As the city acquired land through eminent domain in the 1970s, it promised amenities for the neighborhoods closest to Fair Park. Instead, they got parking lots.
Elizabeth Lavin

Fair Park and the neighborhoods around it are poised for incredible growth. This time, city and community leaders are insisting they won't repeat the mistakes of the past.

Cranes can be seen between the trees in the communities surrounding Fair Park. New apartments, retail, and public infrastructure improvements are coming adjacent to the amenity that is most commonly used during the three weeks of the State Fair of Texas.

Developers and policymakers regularly hold community meetings to solicit input from longtime residents and community advocates. These stakeholders watch the activity with a mix of excitement and wariness. They’ve been here before, staring down changes that will leave South Dallas in a very different state than it is today. The realities of what followed the previous talk of progress tested their resilience time and again.

Historically, progress in Fair Park has rarely benefited its neighbors. So will this time be different?

Fair Park, circa 1932, before the park was expanded and before I-30 cut the communities around it off from the rest of Dallas.
Courtesy of Dallas Municipal Archives

The most obvious change to the neighborhood is the highway. Interstate 30 was routed through this part of the city in the 1950s, cutting it off from the rest of Dallas. The freeway’s construction displaced residents and made it difficult for those who remained to use public transportation; the highway eventually contributed to the demise of the city’s robust streetcar system. Its placement sharpened the divide between northern and southern Dallas.

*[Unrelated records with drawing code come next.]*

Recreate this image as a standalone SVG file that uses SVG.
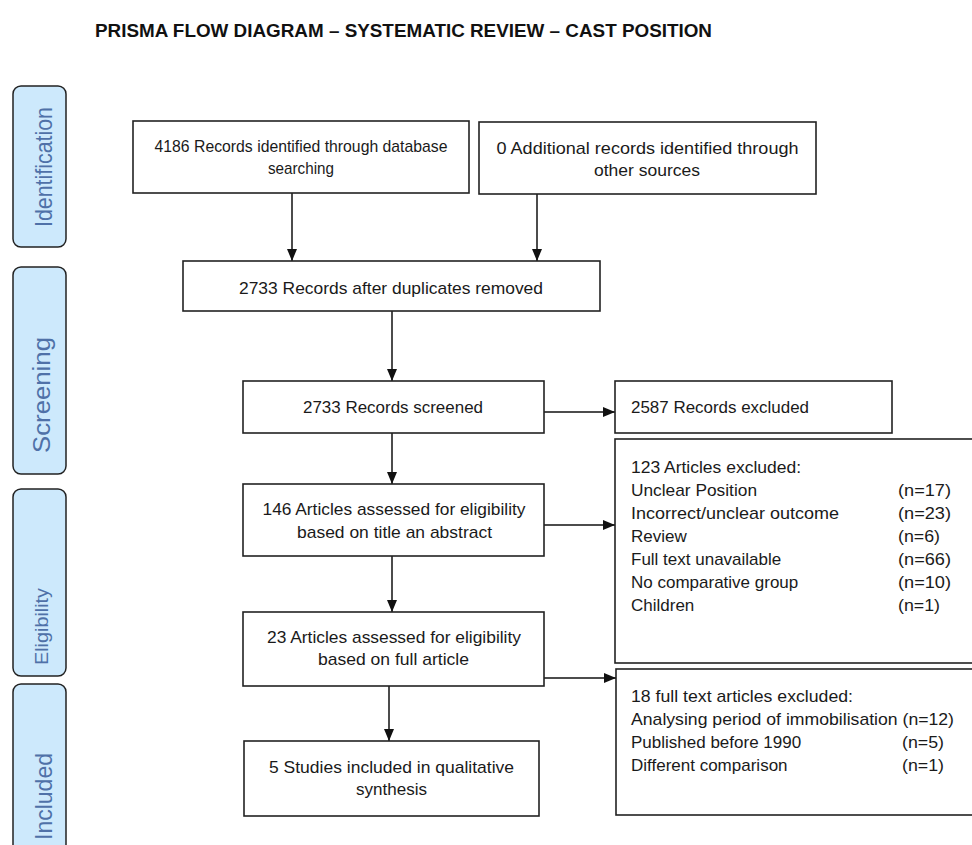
<svg xmlns="http://www.w3.org/2000/svg" width="972" height="845" viewBox="0 0 972 845">
<defs>
<style>
.bx{fill:#fff;stroke:#222;stroke-width:1.6}
.pill{fill:#cde9fc;stroke:#222;stroke-width:1.5}
.t{font-family:"Liberation Sans",Arial,sans-serif;font-size:17px;fill:#1a1a1a}
.c{text-anchor:middle}
.pt{font-family:"Liberation Sans",Arial,sans-serif;fill:#4f71a8;text-anchor:middle}
.ln{stroke:#111;stroke-width:1.5;fill:none;marker-end:url(#ah)}
</style>
<marker id="ah" markerUnits="userSpaceOnUse" markerWidth="12" markerHeight="10" refX="12" refY="5" orient="auto">
<path d="M0,0 L12,5 L0,10 z" fill="#111"/>
</marker>
</defs>
<rect width="972" height="845" fill="#fff"/>
<text x="95" y="37" font-family="Liberation Sans,Arial,sans-serif" font-weight="bold" font-size="17.5" fill="#111" textLength="617" lengthAdjust="spacingAndGlyphs">PRISMA FLOW DIAGRAM – SYSTEMATIC REVIEW – CAST POSITION</text>

<g id="stage-identification">
<rect class="pill" x="13" y="86" width="53" height="161" rx="8"/>
<text class="pt" font-size="24" transform="translate(52,167) rotate(-90)" textLength="120" lengthAdjust="spacingAndGlyphs">Identification</text>
</g>
<g id="stage-screening">
<rect class="pill" x="13" y="267" width="53" height="207" rx="8"/>
<text class="pt" font-size="23" transform="translate(50,395) rotate(-90)" textLength="116" lengthAdjust="spacingAndGlyphs">Screening</text>
</g>
<g id="stage-eligibility">
<rect class="pill" x="13" y="489" width="53" height="187" rx="8"/>
<text class="pt" font-size="19" transform="translate(48,626.5) rotate(-90)" textLength="77" lengthAdjust="spacingAndGlyphs">Eligibility</text>
</g>
<g id="stage-included">
<rect class="pill" x="13" y="684" width="53" height="200" rx="8"/>
<text class="pt" font-size="24" transform="translate(52,796.5) rotate(-90)" textLength="87" lengthAdjust="spacingAndGlyphs">Included</text>
</g>

<g id="connectors">
<line class="ln" x1="292" y1="193" x2="292" y2="261"/>
<line class="ln" x1="537" y1="194" x2="537" y2="261"/>
<line class="ln" x1="392" y1="311" x2="392" y2="381"/>
<line class="ln" x1="544" y1="412" x2="615" y2="412"/>
<line class="ln" x1="392" y1="433" x2="392" y2="484"/>
<line class="ln" x1="544" y1="525" x2="615" y2="525"/>
<line class="ln" x1="392" y1="556" x2="392" y2="612"/>
<line class="ln" x1="544" y1="678" x2="616" y2="678"/>
<line class="ln" x1="389" y1="686" x2="389" y2="741"/>
</g>

<g id="n-database">
<rect class="bx" x="133" y="121" width="336" height="72"/>
<text class="t c" x="301" y="152" textLength="293" lengthAdjust="spacingAndGlyphs">4186 Records identified through database</text>
<text class="t c" x="301" y="174" textLength="66" lengthAdjust="spacingAndGlyphs">searching</text>
</g>
<g id="n-other">
<rect class="bx" x="479" y="122" width="337" height="72"/>
<text class="t c" x="647.5" y="154" textLength="302" lengthAdjust="spacingAndGlyphs">0 Additional records identified through</text>
<text class="t c" x="647" y="176" textLength="106" lengthAdjust="spacingAndGlyphs">other sources</text>
</g>
<g id="n-duplicates">
<rect class="bx" x="183" y="261" width="417" height="50"/>
<text class="t c" x="391" y="294" textLength="304" lengthAdjust="spacingAndGlyphs">2733 Records after duplicates removed</text>
</g>
<g id="n-screened">
<rect class="bx" x="243" y="381" width="301" height="52"/>
<text class="t c" x="393" y="413" textLength="180" lengthAdjust="spacingAndGlyphs">2733 Records screened</text>
</g>
<g id="n-excluded">
<rect class="bx" x="615" y="381" width="277" height="52"/>
<text class="t" x="631" y="413" textLength="178" lengthAdjust="spacingAndGlyphs">2587 Records excluded</text>
</g>
<g id="n-title-abstract">
<rect class="bx" x="243" y="484" width="301" height="72"/>
<text class="t c" x="394" y="515" textLength="263" lengthAdjust="spacingAndGlyphs">146 Articles assessed for eligibility</text>
<text class="t c" x="394.5" y="538" textLength="195" lengthAdjust="spacingAndGlyphs">based on title an abstract</text>
</g>
<g id="n-articles-excluded">
<rect class="bx" x="615" y="439" width="400" height="224"/>
<text class="t" x="631" y="473" textLength="170" lengthAdjust="spacingAndGlyphs">123 Articles excluded:</text>
<text class="t" x="631" y="496" textLength="126" lengthAdjust="spacingAndGlyphs">Unclear Position</text>
<text class="t" x="898" y="496" textLength="53" lengthAdjust="spacingAndGlyphs">(n=17)</text>
<text class="t" x="631" y="519" textLength="208" lengthAdjust="spacingAndGlyphs">Incorrect/unclear outcome</text>
<text class="t" x="898" y="519" textLength="53" lengthAdjust="spacingAndGlyphs">(n=23)</text>
<text class="t" x="631" y="542">Review</text>
<text class="t" x="898" y="542" textLength="42" lengthAdjust="spacingAndGlyphs">(n=6)</text>
<text class="t" x="631" y="565">Full text unavailable</text>
<text class="t" x="898" y="565" textLength="53" lengthAdjust="spacingAndGlyphs">(n=66)</text>
<text class="t" x="631" y="588">No comparative group</text>
<text class="t" x="898" y="588" textLength="53" lengthAdjust="spacingAndGlyphs">(n=10)</text>
<text class="t" x="631" y="611">Children</text>
<text class="t" x="898" y="611" textLength="42" lengthAdjust="spacingAndGlyphs">(n=1)</text>
</g>
<g id="n-full-article">
<rect class="bx" x="243" y="612" width="301" height="74"/>
<text class="t c" x="394" y="643" textLength="254" lengthAdjust="spacingAndGlyphs">23 Articles assessed for eligibility</text>
<text class="t c" x="393.5" y="665" textLength="151" lengthAdjust="spacingAndGlyphs">based on full article</text>
</g>
<g id="n-fulltext-excluded">
<rect class="bx" x="616" y="669" width="400" height="146"/>
<text class="t" x="631" y="702" textLength="222" lengthAdjust="spacingAndGlyphs">18 full text articles excluded:</text>
<text class="t" x="631" y="725" textLength="323" lengthAdjust="spacingAndGlyphs">Analysing period of immobilisation (n=12)</text>
<text class="t" x="631" y="748">Published before 1990</text>
<text class="t" x="902" y="748" textLength="42" lengthAdjust="spacingAndGlyphs">(n=5)</text>
<text class="t" x="631" y="771">Different comparison</text>
<text class="t" x="902" y="771" textLength="42" lengthAdjust="spacingAndGlyphs">(n=1)</text>
</g>
<g id="n-included">
<rect class="bx" x="244" y="741" width="295" height="75"/>
<text class="t c" x="391.5" y="773" textLength="245" lengthAdjust="spacingAndGlyphs">5 Studies included in qualitative</text>
<text class="t c" x="391.5" y="795" textLength="71" lengthAdjust="spacingAndGlyphs">synthesis</text>
</g>
</svg>
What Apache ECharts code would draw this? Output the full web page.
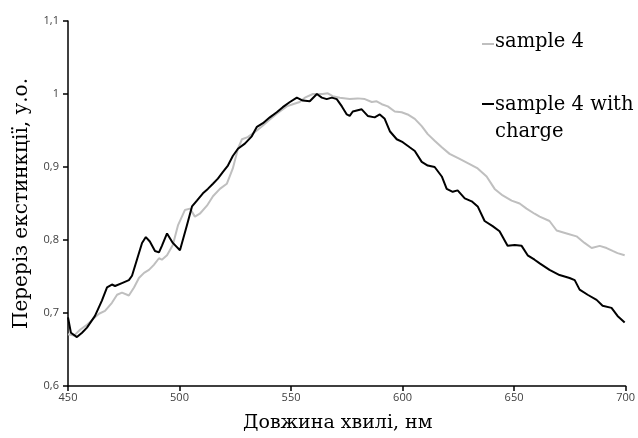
<!DOCTYPE html>
<html>
<head>
<meta charset="utf-8">
<script src="https://cdn.jsdelivr.net/npm/echarts@6/dist/echarts.min.js"></script>
<style>
  html, body { margin: 0; padding: 0; background: #fff; }
  #chart { width: 638px; height: 438px; }
</style>
</head>
<body>
<div id="chart"></div>
<script>
// Extinction spectra, wavelength in nm
const xTicks = [450, 500, 550, 600, 650, 700];
const yTicks = [0.6, 0.7, 0.8, 0.9, 1.0, 1.1];

const sample4Wl = [450.0, 452.7, 455.4, 458.5, 462.1, 463.9, 466.6, 469.7, 472.0, 474.2, 477.3, 479.6, 481.8, 484.1, 486.3, 488.5, 490.8, 492.1, 494.4, 497.0, 499.3, 502.4, 504.7, 506.9, 509.1, 512.3, 515.0, 518.1, 521.2, 523.9, 526.2, 528.0, 530.6, 534.7, 537.4, 540.5, 543.6, 548.1, 550.8, 553.9, 556.2, 559.8, 564.2, 566.5, 568.7, 571.9, 576.3, 579.9, 583.1, 586.2, 588.4, 590.7, 593.4, 596.5, 599.6, 602.3, 605.5, 608.6, 611.3, 614.4, 617.6, 621.1, 625.6, 630.1, 633.7, 637.7, 641.3, 644.9, 648.9, 652.5, 655.6, 659.2, 661.5, 665.9, 669.1, 673.6, 678.0, 681.6, 684.8, 688.4, 691.5, 694.2, 696.4, 699.6];
const sample4Val = [0.671, 0.669, 0.677, 0.684, 0.694, 0.699, 0.703, 0.714, 0.725, 0.728, 0.724, 0.735, 0.748, 0.755, 0.759, 0.766, 0.775, 0.773, 0.779, 0.793, 0.820, 0.841, 0.843, 0.832, 0.836, 0.847, 0.860, 0.870, 0.877, 0.898, 0.925, 0.938, 0.941, 0.950, 0.957, 0.965, 0.973, 0.983, 0.986, 0.989, 0.995, 1.000, 1.000, 1.001, 0.997, 0.995, 0.993, 0.994, 0.993, 0.989, 0.990, 0.986, 0.983, 0.976, 0.975, 0.972, 0.966, 0.956, 0.945, 0.936, 0.927, 0.918, 0.911, 0.904, 0.898, 0.887, 0.870, 0.861, 0.854, 0.850, 0.843, 0.836, 0.832, 0.826, 0.813, 0.809, 0.805, 0.796, 0.789, 0.792, 0.789, 0.785, 0.782, 0.779];

const chargedWl = [450.0, 451.3, 454.0, 456.3, 458.5, 462.1, 465.2, 467.5, 469.7, 471.1, 474.2, 477.3, 478.7, 480.9, 483.2, 484.9, 486.7, 489.0, 490.8, 492.1, 494.4, 497.0, 500.2, 503.3, 505.6, 507.8, 510.5, 512.7, 515.0, 517.2, 519.4, 521.7, 523.9, 526.2, 529.3, 532.4, 534.7, 537.4, 540.5, 543.6, 546.3, 549.5, 552.6, 555.3, 558.4, 561.6, 563.8, 566.0, 568.3, 570.5, 572.8, 575.0, 576.3, 577.7, 581.7, 584.4, 587.5, 589.8, 592.0, 594.3, 597.4, 600.1, 603.2, 605.5, 608.6, 611.3, 614.4, 617.6, 619.8, 622.5, 624.7, 627.9, 631.0, 633.7, 636.8, 640.4, 643.5, 647.1, 650.3, 653.4, 656.1, 659.2, 661.5, 665.9, 670.4, 674.9, 677.2, 679.4, 683.0, 687.0, 689.7, 693.7, 696.4, 699.6];
const chargedVal = [0.694, 0.673, 0.667, 0.673, 0.680, 0.696, 0.717, 0.735, 0.739, 0.737, 0.741, 0.745, 0.751, 0.773, 0.796, 0.804, 0.798, 0.785, 0.783, 0.792, 0.809, 0.796, 0.786, 0.820, 0.846, 0.854, 0.864, 0.870, 0.877, 0.884, 0.893, 0.902, 0.915, 0.925, 0.932, 0.942, 0.955, 0.960, 0.968, 0.975, 0.982, 0.989, 0.995, 0.991, 0.990, 1.000, 0.995, 0.993, 0.995, 0.993, 0.983, 0.972, 0.970, 0.976, 0.979, 0.970, 0.968, 0.972, 0.966, 0.949, 0.938, 0.934, 0.927, 0.922, 0.907, 0.902, 0.900, 0.887, 0.870, 0.866, 0.868, 0.857, 0.853, 0.846, 0.826, 0.819, 0.812, 0.792, 0.793, 0.792, 0.779, 0.773, 0.768, 0.759, 0.752, 0.748, 0.745, 0.732, 0.725, 0.718, 0.710, 0.707, 0.696, 0.687];

const seriesNames = ['sample 4', 'sample 4 with charge'];
const seriesColors = ['#bfbfbf', '#000000'];

const pair = (xs, ys) => xs.map((x, i) => [x, ys[i]]);
const fmtComma = v => String(Number(v.toFixed(1))).replace('.', ',');

const serif = '"DejaVu Serif", "Liberation Serif", serif';
const sans = '"Open Sans", "Liberation Sans", sans-serif';

const chart = echarts.init(document.getElementById('chart'), null, { renderer: 'canvas' });
chart.setOption({
  animation: false,
  backgroundColor: '#ffffff',
  grid: { left: 68, right: 12, top: 21, bottom: 49, containLabel: false },
  xAxis: {
    type: 'value',
    min: xTicks[0], max: xTicks[xTicks.length - 1], interval: 50,
    name: 'Довжина хвилі, нм',
    nameLocation: 'middle', nameGap: 28,
    nameTextStyle: { fontFamily: serif, fontSize: 19, color: '#000', padding: [0, 18, 0, 0] },
    axisLine: { lineStyle: { color: '#000', width: 1.5 } },
    axisTick: { show: true, length: 5, lineStyle: { color: '#000', width: 1.5 } },
    axisLabel: { fontFamily: sans, fontSize: 11, color: '#404040', margin: 6 },
    splitLine: { show: false }
  },
  yAxis: {
    type: 'value',
    min: yTicks[0], max: yTicks[yTicks.length - 1], interval: 0.1,
    name: 'Переріз екстинкції, у.о.',
    nameLocation: 'middle', nameGap: 36,
    nameTextStyle: { fontFamily: serif, fontSize: 20, color: '#000' },
    axisLine: { show: true, lineStyle: { color: '#000', width: 1.5 } },
    axisTick: { show: true, length: 5, lineStyle: { color: '#000', width: 1.5 } },
    axisLabel: { fontFamily: sans, fontSize: 11, color: '#404040', margin: 9, formatter: fmtComma },
    splitLine: { show: false }
  },
  graphic: [
    { type: 'line', shape: { x1: 482, y1: 44, x2: 494, y2: 44 }, style: { stroke: seriesColors[0], lineWidth: 2 } },
    { type: 'text', left: 495, top: 32, style: { text: seriesNames[0], font: '19.5px ' + serif, fill: '#000' } },
    { type: 'line', shape: { x1: 482, y1: 104, x2: 494, y2: 104 }, style: { stroke: seriesColors[1], lineWidth: 2 } },
    { type: 'text', left: 495, top: 91, style: { text: 'sample 4 with\ncharge', font: '19.5px ' + serif, fill: '#000', lineHeight: 27 } }
  ],
  series: [
    {
      name: seriesNames[0], type: 'line', showSymbol: false, smooth: false,
      data: pair(sample4Wl, sample4Val),
      lineStyle: { color: seriesColors[0], width: 2 }, z: 2
    },
    {
      name: seriesNames[1], type: 'line', showSymbol: false, smooth: false,
      data: pair(chargedWl, chargedVal),
      lineStyle: { color: seriesColors[1], width: 2 }, z: 3
    }
  ]
});
</script>
</body>
</html>
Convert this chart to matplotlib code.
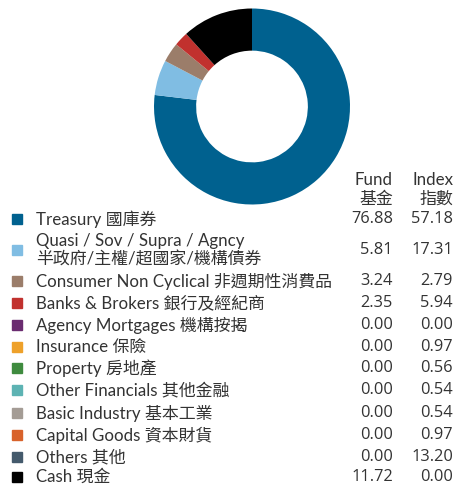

Later, the city expanded the park’s footprint, growing from its 80-acre beginnings in 1886 to its current 277 acres. The progress once again came at the expense of the wood-frame houses owned by Black families. In the ’60s and ’70s, the city offered those families much less than what they paid for those homes, sometimes as little as 65 cents per square foot. White property owners typically received more than four times that amount.